A horse prepared by the country's best-known trainer Gai Waterhouse and ridden by one of its most notorious jockeys, Damien Oliver, has won the Melbourne Cup.
But it is a victory almost as English as it could be.
Fiorente, the horse who did all the hard work, began his life in England, as did the second horse and the third.
To complete another foreign domination of Australia's greatest, the fourth home was Irish and the fifth another English runner.
Fiorente's heritage is a bit like the Royal family's.
The son of a German father and an English mother, he was bred in Ireland and began his racing life in the Newmarket stable of Sir Michael Stoute who taught him to run.
Waterhouse bought Fiorente for $1.1 million little more than a year ago and taught him to run her way.
It was the first Melbourne Cup for the English, the first for Waterhouse and Oliver's third.

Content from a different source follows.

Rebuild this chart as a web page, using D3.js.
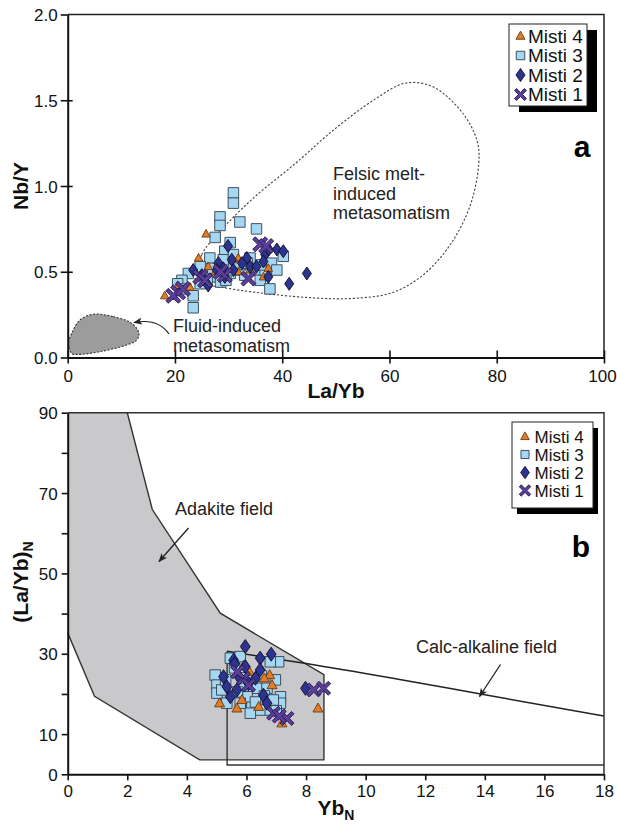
<!DOCTYPE html>
<html><head><meta charset="utf-8">
<script src="https://cdn.jsdelivr.net/npm/d3@7"></script>
<style>body{margin:0;background:#fff}svg{display:block;font-family:"Liberation Sans",Arial,Helvetica,sans-serif}</style>
</head><body><svg id="c" width="617" height="824"></svg>
<script>
// ---------- DATA ----------
const seriesNames = ["Misti 4", "Misti 3", "Misti 2", "Misti 1"];

// Panel a: [La/Yb, Nb/Y]
const aMisti3 = [[30.9,0.96],[30.9,0.90],[28.4,0.82],[28.4,0.77],[32.1,0.79],[27.5,0.70],[35.2,0.75],[30.3,0.67],[29.3,0.62],[26.5,0.58],[29.0,0.57],[30.9,0.60],[34.0,0.58],[32.1,0.54],[24.7,0.53],[22.5,0.49],[21.3,0.45],[20.5,0.43],[22.0,0.40],[23.4,0.36],[23.4,0.29],[24.7,0.43],[25.5,0.47],[27.8,0.47],[27.0,0.52],[30.3,0.49],[32.1,0.51],[33.0,0.48],[35.2,0.51],[35.9,0.45],[36.8,0.51],[38.0,0.55],[39.0,0.51],[40.2,0.59],[37.7,0.40],[28.5,0.44],[31.0,0.53],[29.5,0.45],[26.0,0.45],[33.5,0.55],[36.0,0.54]];
const aMisti4 = [[25.8,0.72],[24.4,0.58],[26.2,0.53],[18.1,0.36],[22.8,0.41],[31.8,0.50],[34.0,0.51],[36.5,0.47],[37.4,0.52],[30.7,0.57],[31.8,0.58],[27.5,0.50],[20.5,0.42]];
const aMisti2 = [[29.9,0.65],[39.0,0.63],[40.2,0.62],[36.8,0.60],[37.5,0.63],[44.6,0.49],[41.3,0.43],[28.1,0.55],[30.6,0.57],[33.4,0.58],[34.0,0.53],[26.2,0.42],[27.8,0.51],[29.3,0.47],[30.9,0.51],[37.4,0.47],[35.2,0.53],[23.4,0.51],[32.5,0.55],[29.0,0.52],[25.0,0.48],[36.5,0.56]];
const aMisti1 = [[35.9,0.66],[37.0,0.65],[24.7,0.47],[25.6,0.45],[20.6,0.38],[19.7,0.36],[21.5,0.40],[33.7,0.46],[29.3,0.48],[28.5,0.50]];

// Panel b: [YbN, (La/Yb)N]
const bMisti3 = [[5.46,28.9],[5.79,29.3],[7.08,28.0],[6.8,28.0],[4.95,24.7],[5.01,22.2],[5.01,20.2],[5.17,21.0],[6.35,21.4],[6.97,23.5],[7.14,19.3],[7.14,17.7],[6.18,16.8],[6.46,16.0],[6.02,19.3],[6.69,21.4],[5.79,17.7],[6.13,15.2],[6.8,16.0],[5.34,17.7],[5.6,26.5],[6.5,24.5],[5.9,22.0],[6.6,19.5],[5.3,23.5],[6.9,18.5],[6.3,18.0],[5.7,20.5],[7.0,15.8],[6.0,24.0]];
const bMisti4 = [[5.1,17.7],[5.68,16.4],[5.85,18.5],[6.41,16.8],[6.78,24.7],[6.86,22.2],[6.6,23.9],[7.19,12.7],[8.4,16.4],[5.9,27.0],[6.1,25.5]];
const bMisti2 = [[5.96,31.8],[5.57,28.4],[6.46,28.9],[6.83,29.9],[5.23,24.3],[5.96,26.8],[6.46,26.0],[6.3,23.9],[5.34,21.8],[5.68,21.0],[5.46,19.3],[6.57,19.7],[6.69,17.7],[7.98,21.4],[6.07,22.6],[5.77,24.0],[5.6,27.5]];
const bMisti1 = [[8.26,21.0],[8.59,21.4],[6.91,15.2],[7.36,13.9],[5.9,23.9],[6.07,22.2],[5.7,25.5],[7.1,14.5]];

// Fields
const felsicField = [[24.0,0.47],[25.0,0.6],[28.5,0.74],[35,0.94],[42.4,1.13],[49.7,1.33],[57,1.5],[63,1.6],[68,1.58],[73,1.45],[75.8,1.31],[76.7,1.19],[75.4,0.92],[71.8,0.68],[66.6,0.49],[60.7,0.38],[53.4,0.345],[46,0.347],[35,0.38],[28.5,0.41],[25,0.43]];
const fluidField = [[4.8,0.252],[8.5,0.238],[11.9,0.2],[13.3,0.14],[12.8,0.1],[11,0.073],[6,0.034],[2,0.018],[0.75,0.024],[0.15,0.08],[0.75,0.141],[2.3,0.219]];
const adakiteField = [[0,90],[2,90],[2.84,65.9],[5.12,40.1],[8.6,24.8],[8.6,3.6],[4.43,3.6],[0.9,19.4],[0,35.2]];
const calcAlkTop = [[5.35,30.6],[8,27.6],[11,23.8],[14,19.8],[18,14.5]];
const calcAlkBase = [[5.35,30.6],[5.35,2.3],[18,2.3]];

// Ticks
const aXTicks = [0,20,40,60,80,100];
const aYTicks = [0,0.5,1.0,1.5,2.0];
const bXTicks = [0,2,4,6,8,10,12,14,16,18];
const bYTicks = [0,10,20,30,40,50,60,70,80,90];
const bYLabels = [0,10,30,50,70,90];

// ---------- DRAW ----------
const svg = d3.select("#c");
const L = 67.7, R = 604;
const xA = d3.scaleLinear([0,100],[L,R]);
const yA = d3.scaleLinear([0,2],[357.5,14.5]);
const xB = d3.scaleLinear([0,18],[L,R]);
const yB = d3.scaleLinear([0,90],[774.3,412.7]);

const sty = {
  tri: {fill:"#e27c26", stroke:"#6a3a12"},
  sq: {fill:"#a6d7f2", stroke:"#2f3f50"},
  dia: {fill:"#2c348f", stroke:"#0d0d2a"},
  x: {fill:"#5b3e98", stroke:"#24164d"}
};
function markerPath(type, s) {
  if (type === "tri") { const w = s, h = s*0.9; return `M0,${-h*0.6}L${w/2},${h*0.4}L${-w/2},${h*0.4}Z`; }
  if (type === "sq") { const a = s/2; return `M${-a},${-a}H${a}V${a}H${-a}Z`; }
  if (type === "dia") { const w = s*0.7, h = s; return `M0,${-h/2}L${w/2},0L0,${h/2}L${-w/2},0Z`; }
  const r = s/2, t = s*0.17;
  const p = [[0,-t],[r-t,-r],[r,-r+t],[t,0],[r,r-t],[r-t,r],[0,t],[-r+t,r],[-r,r-t],[-t,0],[-r,-r+t],[-r+t,-r]];
  return "M" + p.map(q => q.join(",")).join("L") + "Z";
}
function plotSeries(g, data, type, size, xs, ys) {
  g.selectAll(null).data(data).enter().append("path")
    .attr("d", markerPath(type, size))
    .attr("transform", d => `translate(${xs(d[0])},${ys(d[1])})`)
    .attr("fill", sty[type].fill).attr("stroke", sty[type].stroke).attr("stroke-width", 0.9);
}
function legend(x, y, w, h, sx, sy, rows, symX, txtX, fs, scale) {
  const g = svg.append("g");
  g.append("rect").attr("x", x+sx).attr("y", y+sy).attr("width", w).attr("height", h).attr("fill", "#000");
  g.append("rect").attr("x", x).attr("y", y).attr("width", w).attr("height", h).attr("fill", "#fff").attr("stroke", "#222").attr("stroke-width", 1);
  const types = ["tri","sq","dia","x"];
  const sizes = [9*scale, 8.5*scale, 13*scale, 12*scale];
  seriesNames.forEach((n, i) => {
    g.append("path").attr("d", markerPath(types[i], sizes[i])).attr("transform", `translate(${symX},${rows[i]})`)
      .attr("fill", sty[types[i]].fill).attr("stroke", sty[types[i]].stroke).attr("stroke-width", 0.9);
    g.append("text").attr("x", txtX).attr("y", rows[i] + fs*0.36).attr("font-size", fs).attr("fill", "#111").text(n);
  });
}
const defs = svg.append("defs");
defs.append("marker").attr("id", "ah").attr("viewBox", "0 0 10 10").attr("refX", 9).attr("refY", 5)
  .attr("markerWidth", 9).attr("markerHeight", 9).attr("markerUnits", "userSpaceOnUse").attr("orient", "auto")
  .append("path").attr("d", "M0,1L10,5L0,9L2.5,5Z").attr("fill", "#222");

// ===== Panel a =====
const gA = svg.append("g");
const closed = d3.line().x(d => xA(d[0])).y(d => yA(d[1])).curve(d3.curveCatmullRomClosed.alpha(0.5));
gA.append("path").attr("d", closed(fluidField)).attr("fill", "#9c9c9c").attr("stroke", "#333").attr("stroke-width", 1.1).attr("stroke-dasharray", "2,1.6");
gA.append("path").attr("d", closed(felsicField)).attr("fill", "none").attr("stroke", "#444").attr("stroke-width", 1.1).attr("stroke-dasharray", "2.2,1.8");

gA.append("path").attr("d", `M${L},${yA(2)}H${R}V${yA(0)}`).attr("fill", "none").attr("stroke", "#222").attr("stroke-width", 1.5);

const axA_x = gA.append("g").attr("transform", `translate(0,${yA(0)})`)
  .call(d3.axisBottom(xA).tickValues(aXTicks).tickSize(6).tickSizeOuter(0).tickFormat(d3.format("d")));
axA_x.selectAll(".tick line").attr("y1", -7);
const axA_y = gA.append("g").attr("transform", `translate(${L},0)`)
  .call(d3.axisLeft(yA).tickValues(aYTicks).tickSize(7).tickSizeOuter(0).tickFormat(d3.format(".1f")));
axA_y.selectAll(".tick line").attr("x1", 5);
axA_y.selectAll(".tick").filter(d => d === 2).select("line").attr("x1", 0);

gA.append("path").attr("d", `M169,334Q158,318 134,322.5`).attr("fill", "none").attr("stroke", "#222").attr("stroke-width", 1.2).attr("marker-end", "url(#ah)");
const annA = gA.append("g").attr("font-size", 18).attr("fill", "#222");
annA.append("text").attr("x", 173).attr("y", 332).text("Fluid-induced");
annA.append("text").attr("x", 173).attr("y", 352).text("metasomatism");
annA.append("text").attr("x", 333).attr("y", 180).text("Felsic melt-");
annA.append("text").attr("x", 333).attr("y", 199.5).text("induced");
annA.append("text").attr("x", 333).attr("y", 219).text("metasomatism");
gA.append("text").attr("x", 582).attr("y", 157).attr("text-anchor", "middle").attr("font-size", 30).attr("font-weight", "bold").text("a");

plotSeries(gA, aMisti3, "sq", 10.5, xA, yA);
plotSeries(gA, aMisti4, "tri", 8.5, xA, yA);
plotSeries(gA, aMisti2, "dia", 13, xA, yA);
plotSeries(gA, aMisti1, "x", 15, xA, yA);

legend(509, 24, 78, 82, 10, 6, [36, 55.5, 75, 94.5], 520.5, 528, 19, 1);

// ===== Panel b =====
const gB = svg.append("g");
const lineB = d3.line().x(d => xB(d[0])).y(d => yB(d[1]));
gB.append("path").attr("d", lineB(adakiteField) + "Z").attr("fill", "#c9c9cb").attr("stroke", "none");
gB.append("path").attr("d", lineB(adakiteField.slice(1))).attr("fill", "none").attr("stroke", "#333").attr("stroke-width", 1.4);
gB.append("path").attr("d", lineB(calcAlkBase)).attr("fill", "none").attr("stroke", "#333").attr("stroke-width", 1.4);
gB.append("path").attr("d", lineB.curve(d3.curveMonotoneX)(calcAlkTop)).attr("fill", "none").attr("stroke", "#222").attr("stroke-width", 1.5);

gB.append("path").attr("d", `M${L},${yB(90)}H${R}V${yB(0)}`).attr("fill", "none").attr("stroke", "#333").attr("stroke-width", 1.5);

const axB_x = gB.append("g").attr("transform", `translate(0,${yB(0)})`)
  .call(d3.axisBottom(xB).tickValues(bXTicks).tickSize(6).tickSizeOuter(0).tickFormat(d3.format("d")));
const axB_y = gB.append("g").attr("transform", `translate(${L},0)`)
  .call(d3.axisLeft(yB).tickValues(bYTicks).tickSize(6).tickSizeOuter(0).tickFormat(d => bYLabels.includes(d) ? d : ""));

const annB = gB.append("g").attr("font-size", 18).attr("fill", "#222");
annB.append("text").attr("x", 175).attr("y", 515).text("Adakite field");
annB.append("text").attr("x", 416).attr("y", 653).text("Calc-alkaline field");
gB.append("line").attr("x1", 188.5).attr("y1", 528).attr("x2", 159).attr("y2", 561.5).attr("stroke", "#222").attr("stroke-width", 1.3).attr("marker-end", "url(#ah)");
gB.append("line").attr("x1", 500.5).attr("y1", 664.5).attr("x2", 479.5).attr("y2", 696.5).attr("stroke", "#222").attr("stroke-width", 1.3).attr("marker-end", "url(#ah)");
gB.append("text").attr("x", 581).attr("y", 557).attr("text-anchor", "middle").attr("font-size", 30).attr("font-weight", "bold").text("b");

plotSeries(gB, bMisti3, "sq", 10.5, xB, yB);
plotSeries(gB, bMisti4, "tri", 10, xB, yB);
plotSeries(gB, bMisti2, "dia", 14, xB, yB);
plotSeries(gB, bMisti1, "x", 14, xB, yB);

legend(512, 422, 81, 86, 5, 6, [436.5, 454.5, 472.5, 490.5], 525, 534.5, 17, 0.95);

// ---- axis styling ----
svg.selectAll(".domain").attr("stroke", "#111").attr("stroke-width", 2);
svg.selectAll(".tick line").attr("stroke", "#111").attr("stroke-width", 1.6);
svg.selectAll(".tick text").attr("font-size", 17).attr("fill", "#111").attr("font-family", '"Liberation Sans",Arial,sans-serif');
axA_x.selectAll(".tick text").attr("y", 24).attr("dy", null);
axA_x.selectAll(".tick").filter(d => d === 100).select("text").attr("x", -2);
axB_x.selectAll(".tick text").attr("y", 23).attr("dy", null);
axA_y.selectAll(".tick text").attr("x", -10).attr("dy", "0.36em");
axB_y.selectAll(".tick text").attr("x", -10).attr("dy", "0.36em");

// ---- axis titles ----
const tt = svg.append("g").attr("font-weight", "bold").attr("font-size", 21).attr("fill", "#111");
tt.append("text").attr("x", 336).attr("y", 398).attr("text-anchor", "middle").text("La/Yb");
tt.append("text").attr("transform", "translate(28,186) rotate(-90)").attr("text-anchor", "middle").text("Nb/Y");
const yt = tt.append("text").attr("transform", "translate(28,582) rotate(-90)").attr("text-anchor", "middle");
yt.append("tspan").text("(La/Yb)");
yt.append("tspan").attr("font-size", 14).attr("dy", 5).text("N");
const xt = tt.append("text").attr("x", 336).attr("y", 815).attr("text-anchor", "middle");
xt.append("tspan").text("Yb");
xt.append("tspan").attr("font-size", 14).attr("dy", 5).text("N");
</script></body></html>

Fiorente, the $7 favourite, won the $6 million race from Red Cadeaux who was running in it for the third successive year, and Mount Athos.
As much as the Cup proved a success for its largest ever foreign contingent, it was also an international disaster.
As the winners rejoiced, the French runner Verema was laying dead on the track where she had been put down after breaking a leg.
Her connections were too distraught to speak.
For the Australian contingent the flag was flown highest by the only locally-bred horse among the six that Melbourne owner Lloyd Williams sent to the start.
Fawkner, the Caulfield Cup winner came from last to finish sixth, just ahead of another local, Ethiopia.